Supertrees aren’t the gardens’ sole attractions. I spent hours wandering through the Flower Dome and the Cloud Forest, two of the park’s greenhouse-style attractions. The buildings’ indoor streams, waterfalls and temperature control create indoor clouds, and themed plantings, as varied as delicate orchids, fuzzy cacti to seasonal arrangements of spring cherry blossoms and winter poinsettias.

On the UNESCO World Heritage List

You’ll find the world’s largest collection or orchids at the Singapore Botanic Gardens./Getty Images

Singapore Botanic Gardens: The only tropical botanical gardens (above and above top) on the UNESCO World Heritage List trace their beginnings to Singapore and Sir Stamford Raffles, the colonial-era governor who founded modern Singapore as a shipping center. But the Briton also found fame in his lifetime as a result of his love of wilderness and cultivated gardens. His desire to collect, study and propagate tropical plants for export led eventually to the Singapore Botanic Gardens, begun in 1859 in northwestern Singapore.

The gardens’ 200-acre green space is crisscrossed by footpaths that meander beneath a dozen kinds of palm trees, past brilliant red lobster claw heliconias and alongside splashing waterfalls. The paths lead to themed gardens: the Ginger Garden, the Fragrant Garden and, most popular of all, Singapore’s National Orchid Garden, the world’s largest collection of orchids, offering more than 1,000 species and 2,000 hybrids of jaw-dropping blossoms.

On display are vibrant purple flowers as large as an adult hand, jewel-toned orchids on stalks that reach waist high, and masses of multicolored blossoms that tumble from overhead like wisteria.

On rainy days, you can escape showers in Fort Canning’s Tree Tunnels./Getty Images

Fort Canning Park. Sir Stamford’s first concentrated foray into tropical gardening and the roots of the Singapore Botanical Garden, began 3 miles away at the British Fort Canning. Set atop a hill a mile from the Singapore waterfront, Fort Canning’s lawns were where Sir Stamford first tilled Singapore’s soil, planting a spice garden and dabbling with ornamental flowers and trees.

By 1822, his efforts had morphed into the nation’s first true botanic garden, which moved to its current larger area in 1859.
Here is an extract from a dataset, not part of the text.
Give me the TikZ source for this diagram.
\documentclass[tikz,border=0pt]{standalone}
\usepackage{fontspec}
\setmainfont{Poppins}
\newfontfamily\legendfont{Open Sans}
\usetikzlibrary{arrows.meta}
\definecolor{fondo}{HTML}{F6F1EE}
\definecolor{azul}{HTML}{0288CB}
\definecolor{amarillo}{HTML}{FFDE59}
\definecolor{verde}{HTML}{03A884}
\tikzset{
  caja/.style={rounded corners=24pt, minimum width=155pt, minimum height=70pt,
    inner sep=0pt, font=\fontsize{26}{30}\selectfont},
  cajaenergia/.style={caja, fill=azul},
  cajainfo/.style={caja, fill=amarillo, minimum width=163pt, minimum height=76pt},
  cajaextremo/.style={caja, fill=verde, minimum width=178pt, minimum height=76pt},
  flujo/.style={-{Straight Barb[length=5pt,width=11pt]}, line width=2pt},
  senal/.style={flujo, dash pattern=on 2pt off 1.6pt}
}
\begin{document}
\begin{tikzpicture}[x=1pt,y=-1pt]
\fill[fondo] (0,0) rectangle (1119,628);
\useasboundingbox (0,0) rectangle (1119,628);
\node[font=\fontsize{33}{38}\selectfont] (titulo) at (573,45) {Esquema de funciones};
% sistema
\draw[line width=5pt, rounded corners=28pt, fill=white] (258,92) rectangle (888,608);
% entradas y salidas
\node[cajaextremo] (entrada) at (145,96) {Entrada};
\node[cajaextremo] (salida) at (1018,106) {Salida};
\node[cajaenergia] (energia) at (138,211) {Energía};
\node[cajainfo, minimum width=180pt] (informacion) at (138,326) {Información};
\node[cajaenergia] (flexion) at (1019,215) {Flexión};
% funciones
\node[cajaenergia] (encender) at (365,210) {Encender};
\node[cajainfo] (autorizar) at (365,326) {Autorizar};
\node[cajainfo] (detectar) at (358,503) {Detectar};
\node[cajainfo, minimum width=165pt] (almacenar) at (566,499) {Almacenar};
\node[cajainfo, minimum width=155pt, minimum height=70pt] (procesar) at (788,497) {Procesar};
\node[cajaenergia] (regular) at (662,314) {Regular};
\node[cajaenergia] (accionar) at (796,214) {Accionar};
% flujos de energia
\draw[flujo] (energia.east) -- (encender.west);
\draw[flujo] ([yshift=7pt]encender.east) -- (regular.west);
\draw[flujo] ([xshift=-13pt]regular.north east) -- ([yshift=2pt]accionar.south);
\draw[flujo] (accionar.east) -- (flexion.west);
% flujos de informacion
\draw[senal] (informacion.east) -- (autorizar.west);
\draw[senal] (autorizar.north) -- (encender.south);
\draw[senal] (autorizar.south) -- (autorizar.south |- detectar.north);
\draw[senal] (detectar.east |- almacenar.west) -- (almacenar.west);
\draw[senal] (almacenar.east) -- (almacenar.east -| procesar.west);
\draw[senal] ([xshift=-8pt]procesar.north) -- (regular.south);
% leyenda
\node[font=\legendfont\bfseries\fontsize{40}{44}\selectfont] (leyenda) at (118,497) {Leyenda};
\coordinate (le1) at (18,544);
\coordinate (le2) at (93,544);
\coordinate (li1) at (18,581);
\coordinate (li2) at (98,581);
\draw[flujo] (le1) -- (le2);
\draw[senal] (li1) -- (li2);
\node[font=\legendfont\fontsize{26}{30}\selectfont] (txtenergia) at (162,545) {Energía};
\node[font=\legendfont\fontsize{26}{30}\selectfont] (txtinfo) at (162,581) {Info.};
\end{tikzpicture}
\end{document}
Today, the remains of that first garden lie within Fort Canning Park. Nine individual historical gardens lie within the park, including Raffles’ spice garden and Sang Nila Utama Garden, a reimagining of the 14th-century Singaporean king’s palace gardens focusing on indigenous plants. Fort Canning Park also includes a rare Singaporean archaeological dig and the remains of the British fort, part of which has been converted into a historical museum.
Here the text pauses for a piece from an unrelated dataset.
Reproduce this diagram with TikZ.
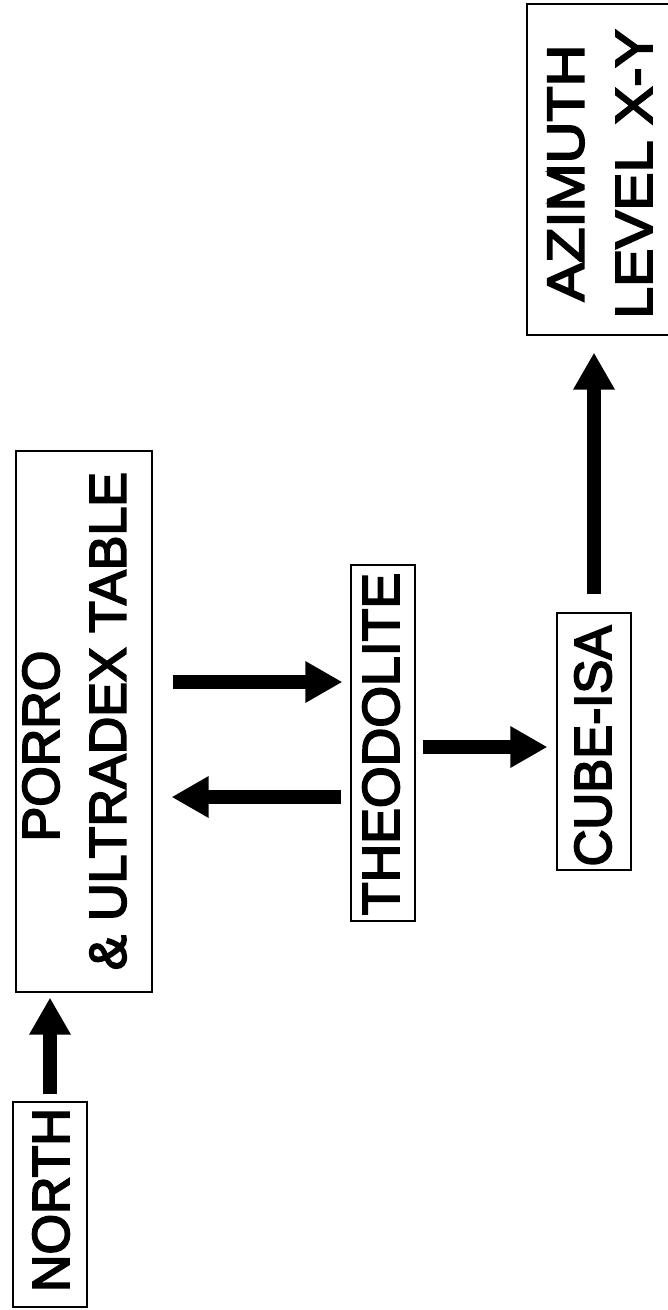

Tree top forest walk over tropical rainforest on a trail in Southern Ridges in Singapore./Getty Images

Southern Ridges: A series of hiking trails, observation decks and canopy walks – the Southern Ridges – connects four popular Singapore parks west of downtown Singapore. The Southern Ridges lead past small flower gardens, nature trails and ornamental trees and includes overlooks that allow views of Singapore and the Singapore Strait.  

In total, the Southern Ridges measure 6 miles in length, but many visitors zero in the Henderson Waves, the trail’s most popular stretch containing a 900-foot-long pedestrian bridge within Telok Blangha Hill Park. The walkway is suspended 120 feet above ground and has an undulating, wave-like design nearly as attractive as the forest surrounding it. Nooks within the Henderson Waves provide opportunities to sit and soak up the views, observe tropical birds and take photographs.   

The Parkroyal Collection on Pickering is abloom indoors and out./Wikimedia Commons photo by Erwin Soo

Garden hotels: Singapore’s hotels and restaurants have eagerly adopted the city’s nickname, incorporating gardens inside their properties and outdoors. The Parkroyal Collection ranks among the city’s greenest. Their hotel facades are cloaked with tropical trees and flowers to reduce their carbon footprint, to enrich their restaurant menus and to enhance their architectural beauty. The Parkroyal Collection on Pickering integrates an outdoor botanical garden and a multistory green space called the Skygardens that winds its way up the exterior of the building’s upper floors. A well-marked trail winds beneath palm trees, past bedded plants and alongside a swimming pool with seedpod-shaped cabanas. The Parkroyal Collection Marina Bay’s features an indoor botanical garden, indoor greenhouses and a rooftop urban farm, which supplies the hotel’s restaurant with more than 60 varieties of produce and herbs.